I've had an action packed day today: got a rare manicure-pedicure, took a
shitty swatch of my new polish, read news and was horrified by
PCP guy (srsly, WTF?), went to the grocery store to get ingredients for tomorrow's dinner, and made vanilla pudding. (Which was not from a box, thank you very much. I did the egg and cornstarch thing. Pics forecoming.) Now I'm going to chill and read more of
Doctor Faustus.
I've been keeping up with my goal of reading a shit ton this summer. I finished
Manhunt by James L. Swanson a couple days ago, which I thought was generally entertaining if somwhat judgy. I don't like it when my history books preach at me, as when they do it makes me feel like I'm being forced to agree with the author(s) and that usually makes me angy.
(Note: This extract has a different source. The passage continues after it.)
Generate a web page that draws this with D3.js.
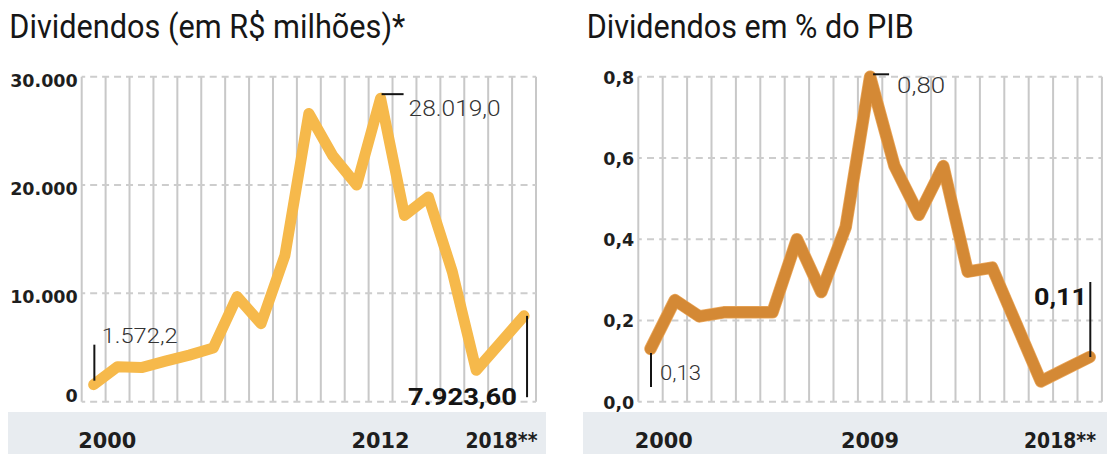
<!DOCTYPE html>
<html><head><meta charset="utf-8">
<script src="https://cdn.jsdelivr.net/npm/d3@7"></script>
<style>body{margin:0;background:#fff} svg{display:block}</style>
</head><body>
<svg id="c" width="1107" height="454"></svg>
<script>
// ---------- data ----------
const years = ["2000","2001","2002","2003","2004","2005","2006","2007","2008","2009",
               "2010","2011","2012","2013","2014","2015","2016","2017","2018"];
const dividendosMilhoes = [1572.2, 3230, 3150, 3750, 4300, 4950, 9700, 7200, 13500, 26600,
                           22700, 20000, 28019.0, 17200, 18900, 12000, 2900, 5400, 7923.6];
const dividendosPib = [0.13, 0.25, 0.21, 0.22, 0.22, 0.22, 0.40, 0.27, 0.43, 0.80,
                       0.58, 0.46, 0.58, 0.32, 0.33, 0.19, 0.05, 0.08, 0.11];
const leftYTicks = [0, 10000, 20000, 30000];
const rightYTicks = [0, 0.2, 0.4, 0.6, 0.8];
const leftXTickYears = ["2000", "2012", "2018"];
const leftXTickLabels = ["2000", "2012", "2018**"];
const rightXTickYears = ["2000", "2009", "2018"];
const rightXTickLabels = ["2000", "2009", "2018**"];
const leftTitle = "Dividendos (em R$ milhões)*";
const rightTitle = "Dividendos em % do PIB";
const leftAnnoYears = ["2000", "2012", "2018"];
const leftAnnoTexts = ["1.572,2", "28.019,0", "7.923,60"];
const rightAnnoYears = ["2000", "2009", "2018"];
const rightAnnoTexts = ["0,13", "0,80", "0,11"];

// ---------- setup ----------
const loc = d3.formatLocale({decimal: ",", thousands: ".", grouping: [3], currency: ["R$", ""]});
const svg = d3.select("#c");
const Y0 = 401.7, Y1 = 76.7;
const tickFont = "'DejaVu Sans', sans-serif";
const lightFont = "Roboto, Lato, sans-serif";

function fitText(sel, w) {
  sel.attr("textLength", w).attr("lengthAdjust", "spacingAndGlyphs");
}

function panel(o) {
  const g = svg.append("g");
  const x = d3.scaleBand().domain(years).range([o.gx0, o.gx1]).padding(0);
  const y = d3.scaleLinear().domain([0, o.ymax]).range([Y0, Y1]);
  const bw = x.bandwidth();
  const cx = yr => x(yr) + bw / 2;

  // bottom band
  g.append("rect").attr("x", o.bandX0).attr("y", 412).attr("width", o.bandX1 - o.bandX0)
    .attr("height", 42).attr("fill", "#e8ecf0");

  // title
  g.append("text").attr("x", o.titleX).attr("y", 38.3).text(o.title)
    .attr("font-family", "Roboto, Lato, sans-serif").attr("font-weight", 400).attr("font-size", 34)
    .attr("fill", "#161616").call(fitText, o.titleW);

  // vertical gridlines at band edges
  const edges = years.map(d => x(d)).concat([o.gx1]);
  g.selectAll(".vg").data(edges).join("line")
    .attr("x1", d => d).attr("x2", d => d).attr("y1", Y1).attr("y2", Y0)
    .attr("stroke", "#c8c8c8").attr("stroke-width", 2);

  // horizontal dashed gridlines
  const period = bw / 2, dash = 7;
  g.selectAll(".hg").data(o.yTicks).join("line")
    .attr("x1", o.gx0).attr("x2", o.gx1).attr("y1", d => y(d)).attr("y2", d => y(d))
    .attr("stroke", "#cdcdcd").attr("stroke-width", 2)
    .attr("stroke-dasharray", `${dash},${period - dash}`)
    .attr("stroke-dashoffset", dash / 2);

  // y tick labels
  g.selectAll(".yl").data(o.yTicks).join("text")
    .attr("x", o.gx0 - 4).attr("y", d => y(d) + o.yLabelOff(d))
    .attr("text-anchor", "end").text(o.yFmt)
    .attr("font-family", tickFont).attr("font-weight", "bold").attr("font-size", 17.5)
    .attr("fill", "#1e1e1e");

  // x tick labels
  g.selectAll(".xl").data(o.xYears).join("text")
    .attr("x", (d, i) => i === 0 ? o.gx0 - 3.5 : (i === o.xYears.length - 1 ? o.xEnd : cx(d)))
    .attr("y", 447.5)
    .attr("text-anchor", (d, i) => i === 0 ? "start" : (i === o.xYears.length - 1 ? "end" : "middle"))
    .text((d, i) => o.xLabels[i])
    .attr("font-family", tickFont).attr("font-weight", "bold").attr("font-size", 22)
    .attr("fill", "#1e1e1e")
    .each(function(d, i) { fitText(d3.select(this), i !== o.xYears.length - 1 ? 58 : 72); });

  // line
  const data = years.map((yr, i) => ({yr, v: o.values[i]}));
  const line = d3.line().x(d => cx(d.yr)).y(d => y(d.v));
  if (o.outline) {
    g.append("path").datum(data).attr("d", line).attr("fill", "none")
      .attr("stroke", o.outline).attr("stroke-width", 12.5)
      .attr("stroke-linejoin", "round").attr("stroke-linecap", "round");
  }
  g.append("path").datum(data).attr("d", line).attr("fill", "none")
    .attr("stroke", o.color).attr("stroke-width", 11)
    .attr("stroke-linejoin", "round").attr("stroke-linecap", "round");

  return {x, y, cx, g, val: yr => o.values[years.indexOf(yr)]};
}

// ---------- left panel ----------
const L = panel({
  gx0: 81.7, gx1: 536, ymax: 30000, yTicks: leftYTicks,
  yFmt: d => loc.format(",")(d),
  yLabelOff: d => d === 0 ? 0 : 10,
  xYears: leftXTickYears, xLabels: leftXTickLabels, xEnd: 537.5,
  values: dividendosMilhoes, color: "#f6b94b",
  title: leftTitle, titleX: 9.3, titleW: 396,
  bandX0: 8, bandX1: 546
});
{
  const g = L.g, ink = "#141414";
  // 2000
  let yr = leftAnnoYears[0], px = L.cx(yr), py = L.y(L.val(yr));
  g.append("line").attr("x1", px + 0.7).attr("x2", px + 0.7).attr("y1", py - 4).attr("y2", py - 40)
    .attr("stroke", ink).attr("stroke-width", 2);
  g.append("text").attr("x", px + 8).attr("y", py - 41.4).text(leftAnnoTexts[0])
    .attr("font-family", lightFont).attr("font-weight", 300).attr("font-size", 21)
    .attr("fill", "#333").call(fitText, 76);
  // 2012
  yr = leftAnnoYears[1]; px = L.cx(yr); py = L.y(L.val(yr));
  g.append("line").attr("x1", px + 1).attr("x2", px + 23).attr("y1", py - 4).attr("y2", py - 4)
    .attr("stroke", ink).attr("stroke-width", 2);
  g.append("text").attr("x", px + 28).attr("y", py + 17.5).text(leftAnnoTexts[1])
    .attr("font-family", lightFont).attr("font-weight", 300).attr("font-size", 21.5)
    .attr("fill", "#333").call(fitText, 92);
  // 2018
  yr = leftAnnoYears[2]; px = L.cx(yr); py = L.y(L.val(yr));
  g.append("line").attr("x1", px + 3).attr("x2", px + 3).attr("y1", py).attr("y2", L.y(0) - 4.5)
    .attr("stroke", ink).attr("stroke-width", 2);
  g.append("text").attr("x", px - 7).attr("y", L.y(0) + 3.3).attr("text-anchor", "end")
    .text(leftAnnoTexts[2])
    .attr("font-family", lightFont).attr("font-weight", "bold").attr("font-size", 24)
    .attr("fill", ink).call(fitText, 109);
}

// ---------- right panel ----------
const R = panel({
  gx0: 638.3, gx1: 1101.9, ymax: 0.8, yTicks: rightYTicks,
  yFmt: d => loc.format(".1f")(d),
  yLabelOff: d => 7,
  xYears: rightXTickYears, xLabels: rightXTickLabels, xEnd: 1096,
  values: dividendosPib, color: "#d48935", outline: "#eaa85e",
  title: rightTitle, titleX: 586.7, titleW: 327,
  bandX0: 583, bandX1: 1107
});
{
  const g = R.g, ink = "#141414";
  // 2000
  let yr = rightAnnoYears[0], px = R.cx(yr), py = R.y(R.val(yr));
  g.append("line").attr("x1", px + 0.5).attr("x2", px + 0.5).attr("y1", py + 4).attr("y2", py + 38)
    .attr("stroke", ink).attr("stroke-width", 2);
  g.append("text").attr("x", px + 9.5).attr("y", py + 31).text(rightAnnoTexts[0])
    .attr("font-family", lightFont).attr("font-weight", 300).attr("font-size", 21)
    .attr("fill", "#333").call(fitText, 41);
  // 2009
  yr = rightAnnoYears[1]; px = R.cx(yr); py = R.y(R.val(yr));
  g.append("line").attr("x1", px + 3).attr("x2", px + 19).attr("y1", py - 2.4).attr("y2", py - 2.4)
    .attr("stroke", ink).attr("stroke-width", 2);
  g.append("text").attr("x", px + 27).attr("y", py + 16.6).text(rightAnnoTexts[1])
    .attr("font-family", lightFont).attr("font-weight", 300).attr("font-size", 21.5)
    .attr("fill", "#333").call(fitText, 48);
  // 2018
  yr = rightAnnoYears[2]; px = R.cx(yr); py = R.y(R.val(yr));
  g.append("line").attr("x1", px + 0.6).attr("x2", px + 0.6).attr("y1", py).attr("y2", py - 75)
    .attr("stroke", ink).attr("stroke-width", 2);
  g.append("text").attr("x", px - 2.7).attr("y", py - 52).attr("text-anchor", "end")
    .text(rightAnnoTexts[2])
    .attr("font-family", lightFont).attr("font-weight", "bold").attr("font-size", 24)
    .attr("fill", ink).call(fitText, 53);
}
</script>
</body></html>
Manhunt presented a disturbingly romanticized picture of Booth and the people who helped him, which felt really icky to me. Others might feel differently.
After
Manhunt I began
Doctor Faustus, one of those monumental books which people feel like they
should read but usualy don't want
to read. Well, I held my breath, dove in, and was surprised by how much it engaged me from the first page. I'm still at the begining, but already I'm getting that tingly feeling that tells me a piece of literature is gonna rock my socks. In particular, I really liked the following passage, which talks about a certain mood present in Kaisersaschern in the early 20th century:
"But there hung in the air something of the state of the human heart during the last decades of the fifteenth century, a hysteria out of the dying Middle Ages, something of a latent psychological epidemic -- a strange thing to say about a sensibly practical, modern town. But it was not modern, it was old, and age is the past as the present, a past only veneered with the present; and this may sound bold, but one could imagine a Children's Crusade suddenly errupting there -- a Saint Vitus' dance, some utopian communistic lunatic preaching a bonfire of vanities, miracles, and visions of the Cross, and roving masses of mystic enthusiasts. That did not occur, of course -- how could it have?...Our own times are secretly inclined -- or, rather, anything but secretly, very purposefully in fact, with a particularly smug sense of purpose that leaves one doubting life's genuineness and simplicity and produces perhaps a very ill-fated historicity -- our times are inclined, I say, to return to such epochs and enthusiastically repeat symbolic actions that have something sinister about them, that strike in the face of modern understanding..."
Yes, yes, I know, TL;DR. But what's frightening about this is that he's talking about Nazi Germany and yet there is something very much like this "smug sense of purpose" present in American right now. Anti-intellectualism, anti-thought, anti-anything that makes people question themselves and their beliefs. It all makes me sick. Thanks,
Doctor Faustus, for articulating why.